At face value, the theory of this film is no better than the 2010 film “Valentine’s Day” or the 2011 film “New Years Eve,” both of which rest of the laurels of their celebrity-packed casts and cheesily connected plot lines. These films lack true ingenuity exhibit exactly what I would expect from a cash cow blockbuster film – recognizable faces, an addictive love plot, and shallow character development. “New York, I Love You” follows this same path by casting the popular faces of Orlando Bloom, Rachel Bilson, Natalie Portman and Bradley Cooper. Yes, the first film with Bilson is awkward and amateur in both acting and writing to a painful extent. However, if you can move past this scene, the creativity, wit, character development, and ambiguity create a viewing experience that is both refreshing and engaging without losing integrity.

What “New York, I Love You” does is create room for dialogue post film, when you wonder more about the characters, their motivations, what was believable and what wasn’t. This kind of conversation is lacking in most blockbuster films with similar casts to these. They leave room for conversation with only regard the quality of graphics, suspense, gore, or crude humor. This is not to say that there isn’t a time and place for each of these in the predictability of most movies, but like a good book, it’s the post experience curiosity that truly makes a work so engaging. Dialogue enables analysis and the ability to truly appreciate a work for the intricacies and thought the writer places into the story line and the characters that live in them.

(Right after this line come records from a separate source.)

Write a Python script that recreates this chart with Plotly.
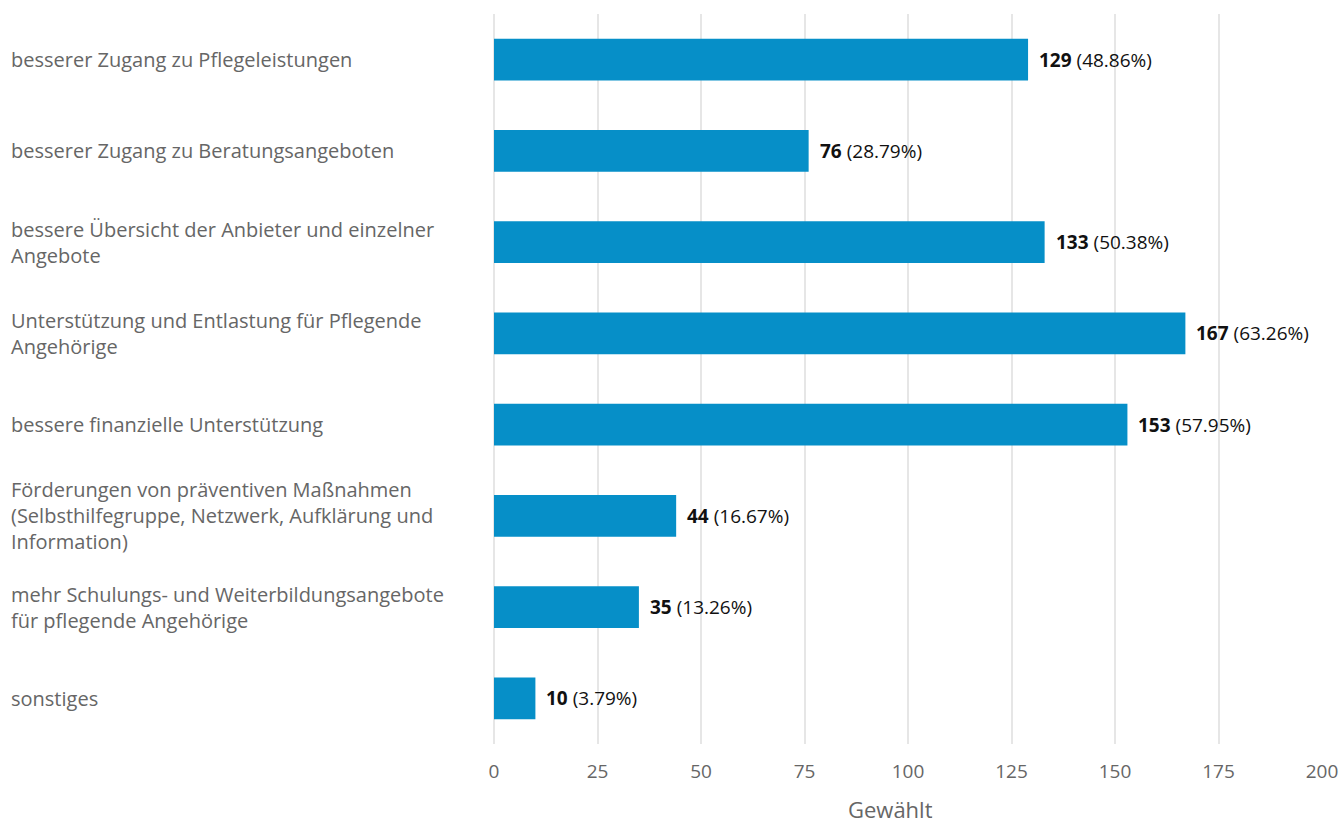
import plotly.graph_objects as go

categories = [
    "besserer Zugang zu Pflegeleistungen",
    "besserer Zugang zu Beratungsangeboten",
    "bessere Übersicht der Anbieter und einzelner<br>Angebote",
    "Unterstützung und Entlastung für Pflegende<br>Angehörige",
    "bessere finanzielle Unterstützung",
    "Förderungen von präventiven Maßnahmen<br>(Selbsthilfegruppe, Netzwerk, Aufklärung und<br>Information)",
    "mehr Schulungs- und Weiterbildungsangebote<br>für pflegende Angehörige",
    "sonstiges",
]
counts = [129, 76, 133, 167, 153, 44, 35, 10]
percents = [48.86, 28.79, 50.38, 63.26, 57.95, 16.67, 13.26, 3.79]
x_ticks = [0, 25, 50, 75, 100, 125, 150, 175, 200]

FONT = "Open Sans"
L, R, T, B = 494, 19, 14, 77
W, H = 1341, 821

ypos = list(range(len(categories)))

fig = go.Figure(go.Bar(
    x=counts, y=ypos, orientation="h",
    marker=dict(color="#068fc8", line_width=0),
    width=0.46,
    hoverinfo="skip",
))

# category labels, left aligned at the page edge
for yi, cat in zip(ypos, categories):
    fig.add_annotation(
        x=-(L - 11) / (W - L - R), xref="paper", y=yi, yref="y",
        text=cat, showarrow=False, xanchor="left", align="left", xshift=-2,
        font=dict(family=FONT, size=20, color="#666666"),
    )

# value labels next to each bar
for yi, c, p in zip(ypos, counts, percents):
    fig.add_annotation(
        x=c, y=yi, text=f"<b>{c}</b> ({p:.2f}%)",
        showarrow=False, xanchor="left", xshift=9,
        font=dict(family=FONT, size=19, color="#111111"),
    )

# axis title, sits a bit left of the plot centre
fig.add_annotation(
    x=0.5, xref="paper", y=0, yref="paper", yanchor="middle",
    xshift=-18, yshift=-65, height=22, borderpad=0,
    text="Gewählt", showarrow=False,
    font=dict(family=FONT, size=22, color="#666666"),
)

fig.update_layout(
    width=W, height=H,
    margin=dict(l=L, r=R, t=T, b=B, autoexpand=False),
    paper_bgcolor="white", plot_bgcolor="white",
    showlegend=False,
    font=dict(family=FONT, color="#666666"),
    xaxis=dict(
        range=[0, 200], tickvals=x_ticks, showgrid=True,
        gridcolor="#e6e6e6", gridwidth=2, zeroline=True,
        zerolinecolor="#e6e6e6", zerolinewidth=2,
        tickfont=dict(family=FONT, size=19, color="#666666"),
        ticks="", ticklabelstandoff=14,
    ),
    yaxis=dict(
        range=[len(categories) - 0.5, -0.5], showticklabels=False,
        showgrid=False, zeroline=False,
    ),
)

fig.write_html("out.html", config={"displayModeBar": False},
               post_script="document.body.style.margin='0';")
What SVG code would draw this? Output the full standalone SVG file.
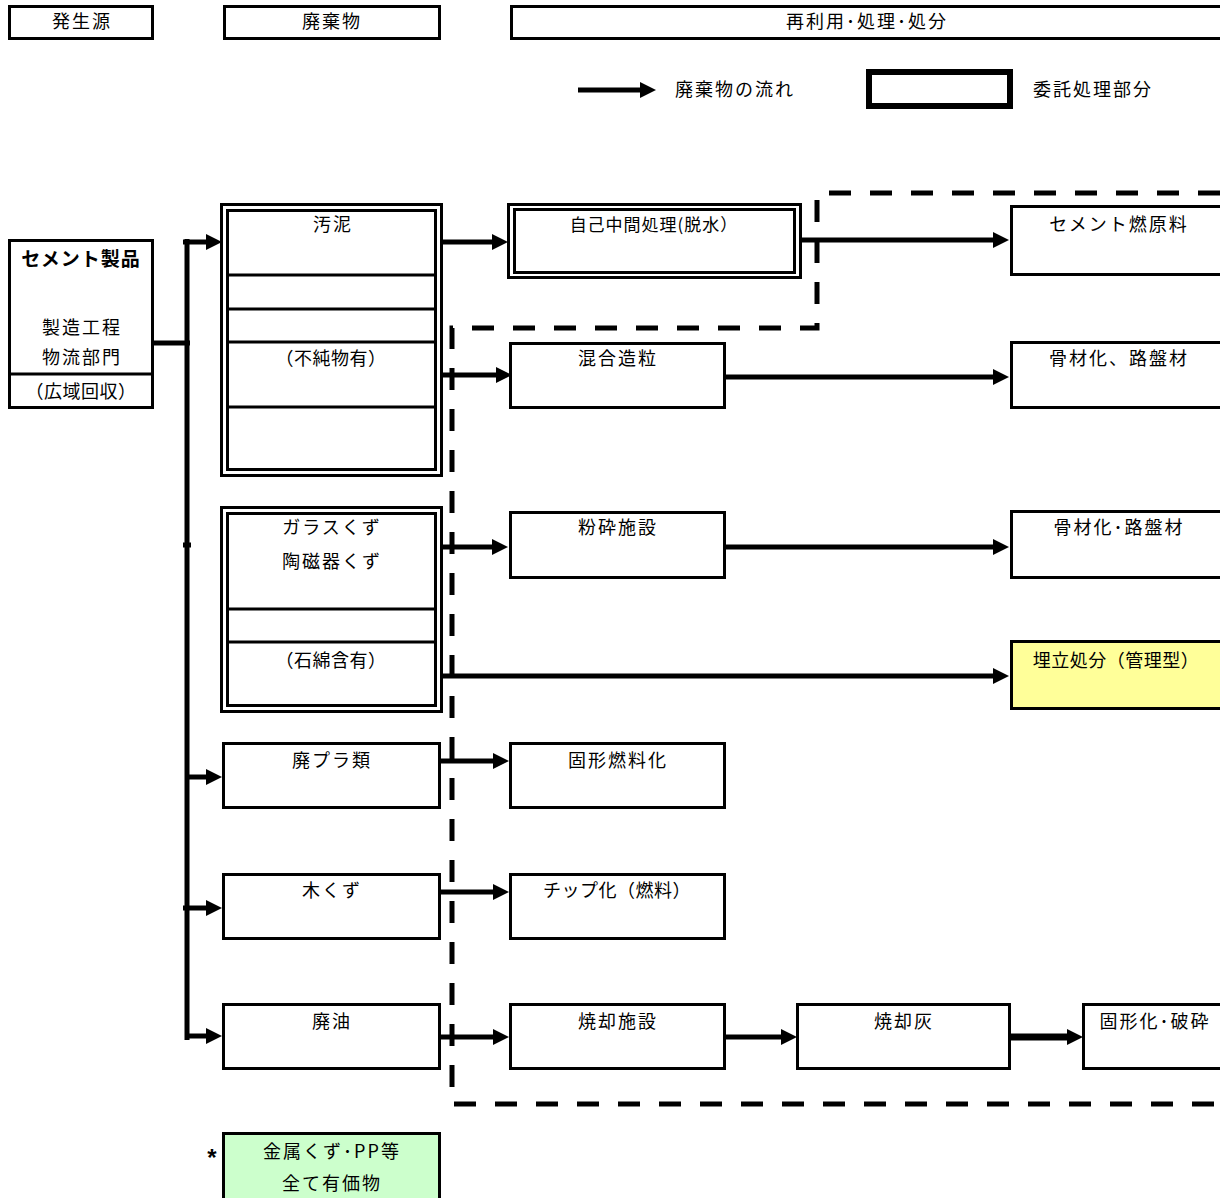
<svg xmlns="http://www.w3.org/2000/svg" width="1220" height="1198" viewBox="0 0 1220 1198">
<style>
text{font-family:"Noto Sans CJK JP","Liberation Sans",sans-serif;font-size:18px;letter-spacing:2px;fill:#000;text-anchor:middle}
.p{letter-spacing:0.5px}
.b{fill:#fff;stroke:#000;stroke-width:3}
.ln{fill:none;stroke:#000;stroke-width:3}
.fl{stroke:#000;stroke-width:5;fill:none}
.dash{fill:none;stroke:#000;stroke-width:5;stroke-dasharray:22 19}
</style>
<defs>
<path id="ah" d="M-16,-8 L0,0 L-16,8 z" fill="#000"/>
</defs>
<rect width="1220" height="1198" fill="#fff"/>
<g id="header">
<rect class="b" x="9.5" y="6.5" width="143" height="32"/>
<text x="82" y="28">発生源</text>
<rect class="b" x="224.5" y="6.5" width="215" height="32"/>
<text x="332" y="28">廃棄物</text>
<rect class="b" x="511.5" y="6.5" width="720" height="32"/>
<text x="867" y="28">再利用･処理･処分</text>
</g>
<g id="legend">
<line class="fl" x1="578" y1="90" x2="642" y2="90"/>
<use href="#ah" x="656" y="90"/>
<text x="735" y="96">廃棄物の流れ</text>
<rect x="869" y="72" width="141" height="34" fill="#fff" stroke="#000" stroke-width="6"/>
<text x="1093" y="96">委託処理部分</text>
</g>
<g id="dashed">
<polyline class="dash" points="1220,193 817,193 817,328 452,328 452,1104 1220,1104"/>
</g>
<g id="connectors">
<line class="fl" x1="153" y1="343" x2="190" y2="343"/>
<line class="fl" x1="187" y1="239" x2="187" y2="1040"/>
<line class="fl" x1="183" y1="242" x2="208" y2="242"/>
<use href="#ah" x="222" y="242"/>
<line class="fl" x1="183" y1="545" x2="191" y2="545"/>
<line class="fl" x1="185" y1="777" x2="208" y2="777"/>
<use href="#ah" x="222" y="777"/>
<line class="fl" x1="183" y1="908" x2="208" y2="908"/>
<use href="#ah" x="222" y="908"/>
<line class="fl" x1="185" y1="1036" x2="208" y2="1036"/>
<use href="#ah" x="222" y="1036"/>
<line class="fl" x1="440" y1="242" x2="494" y2="242"/>
<use href="#ah" x="508" y="242"/>
<line class="fl" x1="801" y1="240" x2="994" y2="240"/>
<use href="#ah" x="1009" y="240"/>
<line class="fl" x1="440" y1="375" x2="498" y2="375"/>
<use href="#ah" x="512" y="375"/>
<line class="fl" x1="725" y1="377" x2="994" y2="377"/>
<use href="#ah" x="1009" y="377"/>
<line class="fl" x1="440" y1="547" x2="494" y2="547"/>
<use href="#ah" x="508" y="547"/>
<line class="fl" x1="725" y1="547" x2="994" y2="547"/>
<use href="#ah" x="1009" y="547"/>
<line class="fl" x1="440" y1="676" x2="994" y2="676"/>
<use href="#ah" x="1009" y="676"/>
<line class="fl" x1="440" y1="761" x2="494" y2="761"/>
<use href="#ah" x="509" y="761"/>
<line class="fl" x1="440" y1="892" x2="494" y2="892"/>
<use href="#ah" x="509" y="892"/>
<line class="fl" x1="440" y1="1037" x2="494" y2="1037"/>
<use href="#ah" x="509" y="1037"/>
<line class="fl" x1="725" y1="1037" x2="782" y2="1037"/>
<use href="#ah" x="797" y="1037"/>
<line x1="1010" y1="1037" x2="1068" y2="1037" stroke="#000" stroke-width="7"/>
<use href="#ah" x="1083" y="1037"/>
</g>
<g id="source">
<rect class="b" x="9.5" y="240.5" width="143" height="167"/>
<line class="ln" x1="9" y1="374" x2="153" y2="374"/>
<text x="81" y="266" style="font-weight:bold;font-size:19px;letter-spacing:1px">セメント製品</text>
<text x="82" y="334">製造工程</text>
<text x="82" y="364">物流部門</text>
<text x="81" y="398" class="p">（広域回収）</text>
</g>
<g id="sludge">
<rect class="b" x="221.5" y="204.5" width="220" height="271"/>
<rect class="b" x="227.5" y="210.5" width="208" height="259"/>
<line class="ln" x1="227" y1="275" x2="436" y2="275"/>
<line class="ln" x1="227" y1="309" x2="436" y2="309"/>
<line class="ln" x1="227" y1="342" x2="436" y2="342"/>
<line class="ln" x1="227" y1="407" x2="436" y2="407"/>
<text x="333" y="231">汚泥</text>
<text x="331" y="365" class="p">（不純物有）</text>
</g>
<g id="glass">
<rect class="b" x="221.5" y="507.5" width="220" height="204"/>
<rect class="b" x="227.5" y="513.5" width="208" height="192"/>
<line class="ln" x1="227" y1="609" x2="436" y2="609"/>
<line class="ln" x1="227" y1="642" x2="436" y2="642"/>
<text x="332" y="534">ガラスくず</text>
<text x="332" y="568">陶磁器くず</text>
<text x="331" y="667" class="p">（石綿含有）</text>
</g>
<g id="plastic">
<rect class="b" x="223.5" y="743.5" width="216" height="64"/>
<text x="332" y="767">廃プラ類</text>
</g>
<g id="wood">
<rect class="b" x="223.5" y="874.5" width="216" height="64"/>
<text x="332" y="897">木くず</text>
</g>
<g id="oil">
<rect class="b" x="223.5" y="1004.5" width="216" height="64"/>
<text x="332" y="1028">廃油</text>
</g>
<g id="dewater">
<rect class="b" x="508.5" y="204.5" width="292" height="73"/>
<rect class="b" x="514.5" y="209.5" width="280" height="63"/>
<text x="654" y="231" style="font-size:17px;letter-spacing:1px">自己中間処理(脱水）</text>
</g>
<g id="granulate">
<rect class="b" x="510.5" y="343.5" width="214" height="64"/>
<text x="618" y="365">混合造粒</text>
</g>
<g id="crush">
<rect class="b" x="510.5" y="512.5" width="214" height="65"/>
<text x="618" y="534">粉砕施設</text>
</g>
<g id="rdf">
<rect class="b" x="510.5" y="743.5" width="214" height="64"/>
<text x="618" y="767">固形燃料化</text>
</g>
<g id="chip">
<rect class="b" x="510.5" y="874.5" width="214" height="64"/>
<text x="617" y="897" class="p">チップ化（燃料）</text>
</g>
<g id="incin">
<rect class="b" x="510.5" y="1004.5" width="214" height="64"/>
<text x="618" y="1028">焼却施設</text>
</g>
<g id="ash">
<rect class="b" x="797.5" y="1004.5" width="212" height="64"/>
<text x="904" y="1028">焼却灰</text>
</g>
<g id="solidify">
<rect class="b" x="1083.5" y="1004.5" width="150" height="64"/>
<text x="1155" y="1028">固形化･破砕</text>
</g>
<g id="cement">
<rect class="b" x="1011.5" y="206.5" width="220" height="68"/>
<text x="1119" y="231">セメント燃原料</text>
</g>
<g id="aggregate1">
<rect class="b" x="1011.5" y="342.5" width="220" height="65"/>
<text x="1119" y="365">骨材化、路盤材</text>
</g>
<g id="aggregate2">
<rect class="b" x="1011.5" y="511.5" width="220" height="66"/>
<text x="1119" y="534">骨材化･路盤材</text>
</g>
<g id="landfill">
<rect x="1011.5" y="641.5" width="220" height="67" fill="#FFFF99" stroke="#000" stroke-width="3"/>
<text x="1116" y="667" class="p">埋立処分（管理型）</text>
</g>
<g id="valuable">
<text x="212" y="1166" style="font-family:'Liberation Sans',sans-serif;font-size:24px;font-weight:bold;letter-spacing:0">*</text>
<rect x="223.5" y="1133.5" width="216" height="70" fill="#CCFFCC" stroke="#000" stroke-width="3"/>
<text x="332" y="1158">金属くず･PP等</text>
<text x="332" y="1190">全て有価物</text>
</g>
</svg>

In the short directed by Shekhar Kapur, Shia LaBeouf plays a severely crippled hotel bellhop that has an ambiguously intimate emotional relationship with Julie Christie. He could perhaps be a simple memory of her once lover, a manifestation of her imagination, or perhaps he is in the present and he is haunted by an obsession with an older woman. In another film directed by Mira Nair, starring Natalie Portland, Nair touches on the arab-jewish relationship, the taboo that exists between these cultures and the ultimate draw of love and curiosity that can also bring them together. These simple unsure yet addictingly fun analyses are what make this movie experience worth watching, as well as the intricacy of the tie between narratives.

The film provides a refreshing audience perspective and thought requirement that is usually not asked of the viewer to participate in. It’s a love affair between us, “New York, I Love You.”